In Winter's Tale, a servant named Camillo who was forced to flee his country in order to avoid the king's order to kill his friend and the king of a neighboring kingdom is willing to cause all kinds of fuss and misunderstandings simply on the hope that he will have to return home to settle the matter later.  He receives his wish and comes home to joyful and magic reunions.

We all connect with this emotion, somewhere deep down.  It is not one that requires a great leap of empathy or the assistance of mighty words to comprehend.  It is the call of our souls.  We are in lonely exile here on Earth.  Trying to build as best a life we can.  Trying to do the best we can.

But ready in a moment to be called home.  Eager for when we will all be there together again.

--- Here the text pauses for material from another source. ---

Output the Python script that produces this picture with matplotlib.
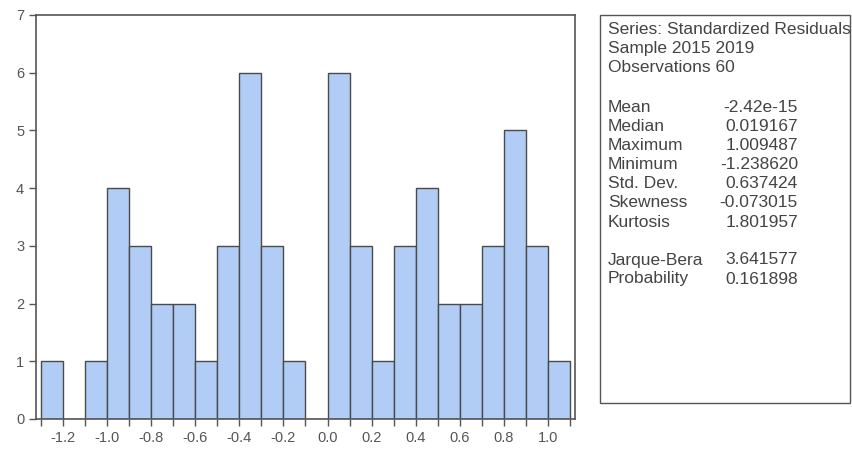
import matplotlib
matplotlib.use('Agg')
import matplotlib.pyplot as plt
from matplotlib.patches import Rectangle

# histogram of standardized residuals, bins of width 0.1
bin_lefts = [-1.3, -1.2, -1.1, -1.0, -0.9, -0.8, -0.7, -0.6, -0.5, -0.4, -0.3, -0.2,
             -0.1, 0.0, 0.1, 0.2, 0.3, 0.4, 0.5, 0.6, 0.7, 0.8, 0.9, 1.0]
counts = [1, 0, 1, 4, 3, 2, 2, 1, 3, 6, 3, 1,
          0, 6, 3, 1, 3, 4, 2, 2, 3, 5, 3, 1]
xtick_pos = [-1.3, -1.2, -1.1, -1.0, -0.9, -0.8, -0.7, -0.6, -0.5, -0.4, -0.3, -0.2,
             -0.1, 0.0, 0.1, 0.2, 0.3, 0.4, 0.5, 0.6, 0.7, 0.8, 0.9, 1.0, 1.1]
xtick_labels = ['', '-1.2', '', '-1.0', '', '-0.8', '', '-0.6', '', '-0.4', '', '-0.2',
                '', '0.0', '', '0.2', '', '0.4', '', '0.6', '', '0.8', '', '1.0', '']

header = ['Series: Standardized Residuals', 'Sample 2015 2019', 'Observations 60']
stat_names = ['Mean', 'Median', 'Maximum', 'Minimum', 'Std. Dev.', 'Skewness', 'Kurtosis']
stat_values = ['-2.42e-15', '0.019167', '1.009487', '-1.238620', '0.637424', '-0.073015', '1.801957']
test_names = ['Jarque-Bera', 'Probability']
test_values = ['3.641577', '0.161898']

plt.rcParams['font.family'] = ['Liberation Sans', 'DejaVu Sans']

W, H = 853, 454
fig = plt.figure(figsize=(W / 100, H / 100), dpi=100)
fig.patch.set_facecolor('white')

ax = fig.add_axes([36 / W, 1 - 419 / H, (575 - 36) / W, (419 - 15) / H])
ax.bar(bin_lefts, counts, width=0.1, align='edge', color='#b1cdf6',
       edgecolor='#4a4a4a', linewidth=1.0)
ax.set_xlim(-1.322, 1.122)
ax.set_ylim(0, 7)
ax.set_yticks(range(8))
ax.set_xticks(xtick_pos)
ax.set_xticklabels(xtick_labels)
ax.tick_params(axis='both', direction='out', length=5, width=1, color='#555555',
               labelcolor='#555555', labelsize=10.5)
for s in ax.spines.values():
    s.set_color('#555555')
    s.set_linewidth(1.2)

# stats box
fig.patches.append(Rectangle((600 / W, 1 - 403 / H), 250 / W, (403 - 15) / H,
                             transform=fig.transFigure, facecolor='white',
                             edgecolor='#555555', linewidth=1.0))

tx = 608 / W
vx = 798 / W
fs = 12.5
col = '#444444'
y = 30
for line in header:
    fig.text(tx, 1 - y / H, line, fontsize=fs, color=col, va='center', ha='left')
    y += 19
y = 107
for n, v in zip(stat_names, stat_values):
    fig.text(tx, 1 - y / H, n, fontsize=fs, color=col, va='center', ha='left')
    fig.text(vx, 1 - y / H, v, fontsize=fs, color=col, va='center', ha='right')
    y += 19.2
y = 260
for n, v in zip(test_names, test_values):
    fig.text(tx, 1 - y / H, n, fontsize=fs, color=col, va='center', ha='left')
    fig.text(vx, 1 - y / H, v, fontsize=fs, color=col, va='center', ha='right')
    y += 19

fig.savefig('out.png', dpi=100)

How much more remarkable to find that Jesus instead came to us.  And that He will come again -- to us here.  That this place will one day not be a place of exile but a home in its own right.

That's why what we do here matters so much -- and why perhaps I struggle with my father's motto.  The Kingdom of God is now and here, I've said many times before in earlier years on this blog.  This feels like a place that is not our home and thus beneath our true interest.  But it's not.  It will be God's home truly and fully someday.  We will make this our home.

So we need to build a Kingdom of which God could be proud -- as well as we can.  We may be in lonely exile, but we are meant to do work while we are there, as Camillo did.  The same worthy service that maneuvered him into a position to do the good work that won him passage home at last.  To be fair, the same worthy service that kept him in exile working hard for the good of an earthly realm -- but that very work also made him fit for heaven.

So yes, the purpose is returning Home.  But it's important to remember that this land will not be abandoned.  So it's just as important to build a home here that we can imagine God choosing to dwell in.